I'm working on analyzing some user data, and I've got a list of (preprocessed to lowercase) usernames, something like this:
name_list = ['joebob', 'sallycat', 'bigbenny', 'davethepirate', 'nightninja', ...(many more)]
and a dictionary of comparisons I'd like to run on those names to see how often certain words show up compared to certain others. For example...
comparisons = {"Pirates vs Ninjas": ["pirate", "ninja"],
"Cats vs Dogs": ["cat", "dog"]}
I'm trying to get a loop/comprehension with output that would look like
{"Pirates vs Ninjas": {"pirate": 224, "ninja": 342},
"Cats vs Dogs": {"cat": 430, "dog": 391}}
(With the numbers above just being examples of end result word counts)
I know all the individual components necessary to make it work (dictionary comprehensions and dict.get
).

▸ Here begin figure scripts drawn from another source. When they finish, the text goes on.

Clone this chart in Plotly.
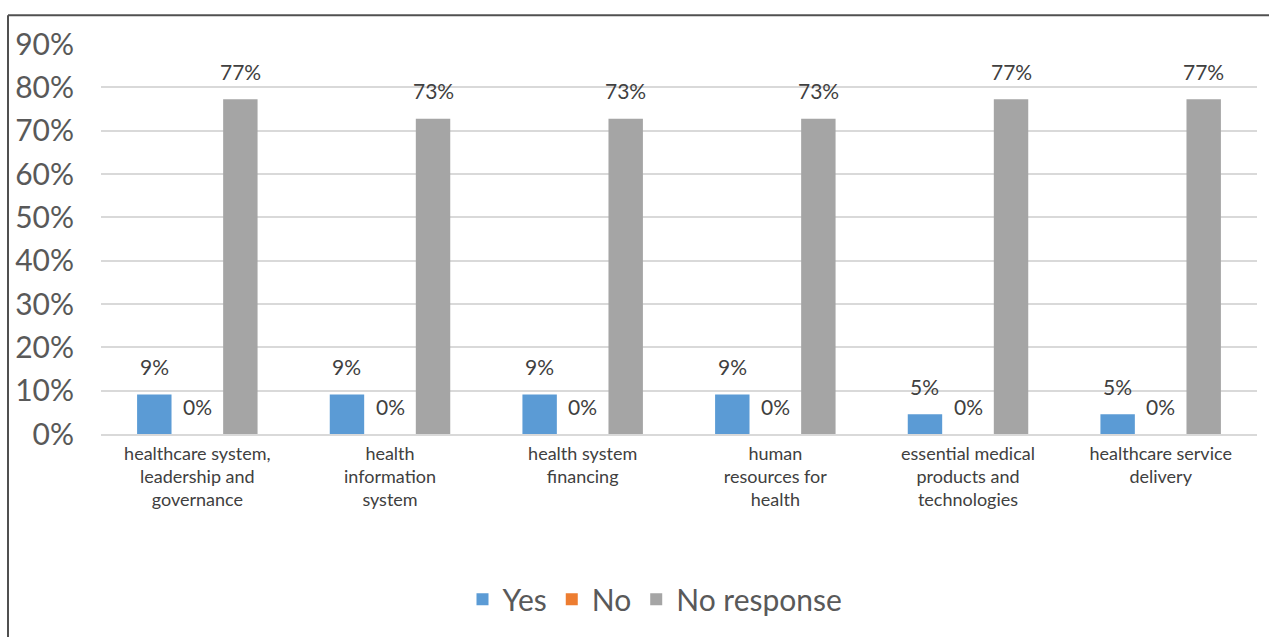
import plotly.graph_objects as go

# Survey responses per health-system building block (share of 22 respondents, %)
categories = [
    "healthcare system,<br>leadership and<br>governance",
    "health<br>information<br>system",
    "health system<br>financing",
    "human<br>resources for<br>health",
    "essential medical<br>products and<br>technologies",
    "healthcare service<br>delivery",
]
yes_vals = [100 * 2 / 22, 100 * 2 / 22, 100 * 2 / 22, 100 * 2 / 22, 100 * 1 / 22, 100 * 1 / 22]
no_vals = [0, 0, 0, 0, 0, 0]
no_response_vals = [100 * 17 / 22, 100 * 16 / 22, 100 * 16 / 22, 100 * 16 / 22, 100 * 17 / 22, 100 * 17 / 22]

series = [
    ("Yes", yes_vals, "#5B9BD5"),
    ("No", no_vals, "#ED7D31"),
    ("No response", no_response_vals, "#A5A5A5"),
]

FONT = "Lato, 'Open Sans', sans-serif"
BARGAP = 0.33

fig = go.Figure()
for name, vals, color in series:
    fig.add_trace(go.Bar(
        name=name,
        x=categories,
        y=vals,
        marker=dict(color=color, line=dict(width=0)),
    ))

# Data labels: floated above each bar, centred on its slot within the group
slot = (1 - BARGAP) / len(series)
annotations = []
for k, (name, vals, color) in enumerate(series):
    offset = (k - (len(series) - 1) / 2) * slot
    for i, v in enumerate(vals):
        annotations.append(dict(
            x=i + offset, y=v, xref="x", yref="y",
            text=f"{v:.0f}%", showarrow=False,
            yanchor="middle", xanchor="center", yshift=28,
            font=dict(family=FONT, size=21, color="#404040"),
        ))

# Chart-area frame (top and left edges)
L, R, T, B = 101, 12, 44, 201
W, H = 1269, 637
pw, ph = W - L - R, H - T - B
fx = (8 - L) / pw
fy = 1 + (T - 15) / ph
fig.add_shape(type="line", xref="paper", yref="paper", x0=fx, x1=1 + R / pw + 0.01, y0=fy, y1=fy,
              line=dict(color="#505050", width=2))
fig.add_shape(type="line", xref="paper", yref="paper", x0=fx, x1=fx, y0=fy, y1=-B / ph - 0.01,
              line=dict(color="#505050", width=2))

fig.update_layout(
    width=W, height=H,
    margin=dict(l=L, r=R, t=T, b=B),
    paper_bgcolor="white",
    plot_bgcolor="white",
    barmode="group",
    bargap=BARGAP,
    bargroupgap=0.2,
    annotations=annotations,
    font=dict(family=FONT, color="#595959"),
    legend=dict(
        orientation="h",
        x=(655 - L) / pw, xanchor="center",
        y=-(602 - (H - B)) / ph, yanchor="middle",
        font=dict(family=FONT, size=30, color="#595959"),
        itemsizing="constant",
        traceorder="normal",
    ),
    xaxis=dict(
        showgrid=False,
        showline=True,
        linecolor="#D9D9D9",
        linewidth=2,
        ticks="",
        tickfont=dict(family=FONT, size=18, color="#404040"),
        ticklabelstandoff=2,
    ),
    yaxis=dict(
        range=[0, 90],
        dtick=10,
        ticksuffix="%",
        showgrid=True,
        gridcolor="#D9D9D9",
        gridwidth=2,
        zeroline=False,
        ticks="",
        tickfont=dict(family=FONT, size=30, color="#595959"),
        ticklabelstandoff=26,
    ),
)

fig.write_html("out.html")
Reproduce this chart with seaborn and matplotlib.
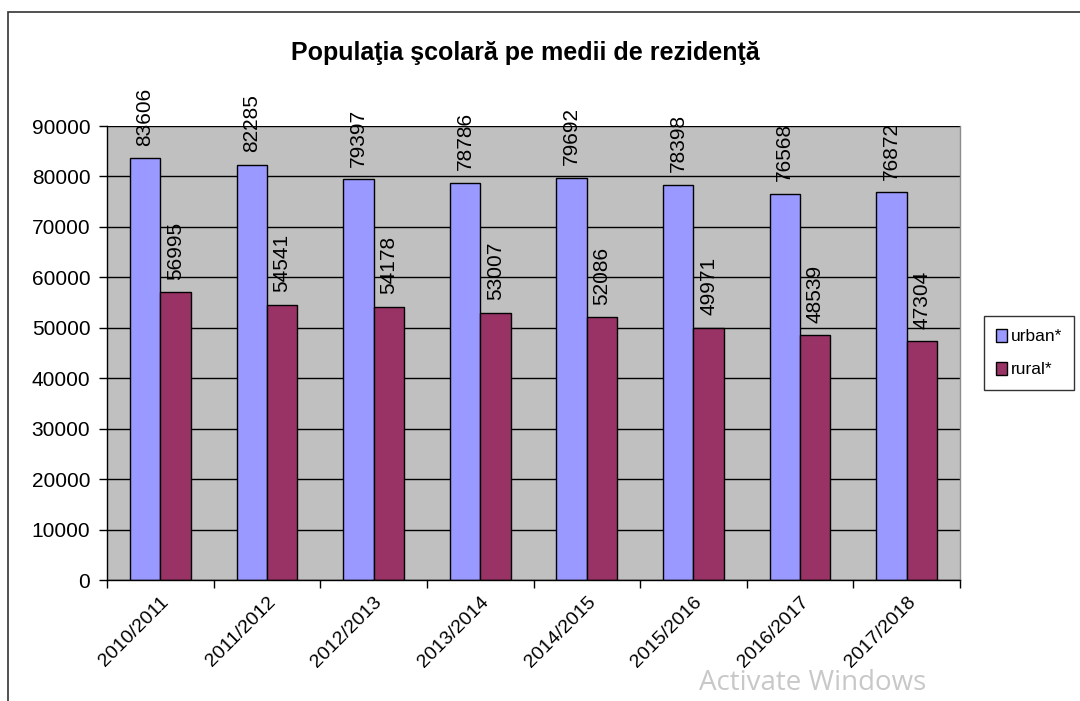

What is the right way to put it all together?
Edit for clarification: I want to see how many usernames contain the word "cat", and record that next to a number that contain the word "dog". The results will be logged in a dict with a key "Cats vs Dogs". I would then proceed to do the same with the next comparison, "Pirates vs Ninjas".
from collections import Counter
c = Counter(user_names)
result = {category: {entry: c[entry] for entry in entries}
for category, entries in comparisons.items()}
First running a Counter
over the list to get a username -> count mapping and then using a dict & list comprehension through the comparisons
. The counter gives 0 if entry
doesn't exist in it.
Above, for example:
category == "Pirates vs Ninjas"
entry == "pirate"
entries == ["pirate", "ninja"]
Sample data:
user_names = ["pirate", "dog", "this", "ninja", "that", "cat", "cat", "ninja", "other", "cat"]
c = Counter(user_names)
result = {category: {entry: c[entry] for entry in entries}
for category, entries in comparisons.items()}
then
>>> result
{"Pirates vs Ninjas": {"pirate": 1, "ninja": 2}, "Cats vs Dogs": {"cat": 3, "dog": 1}}
If looking to allow for case-insensitive and partial matches, we won't use Counter
but sum
:
result = {category: {entry: sum(entry in name for name in user_names)
for entry in map(str.lower, entries)}
for category, entries in comparisons.items()}
where we first map the entries
to lower case prior to searching and we not only count exact matches but count "contains" type matches via in
operator and sum
.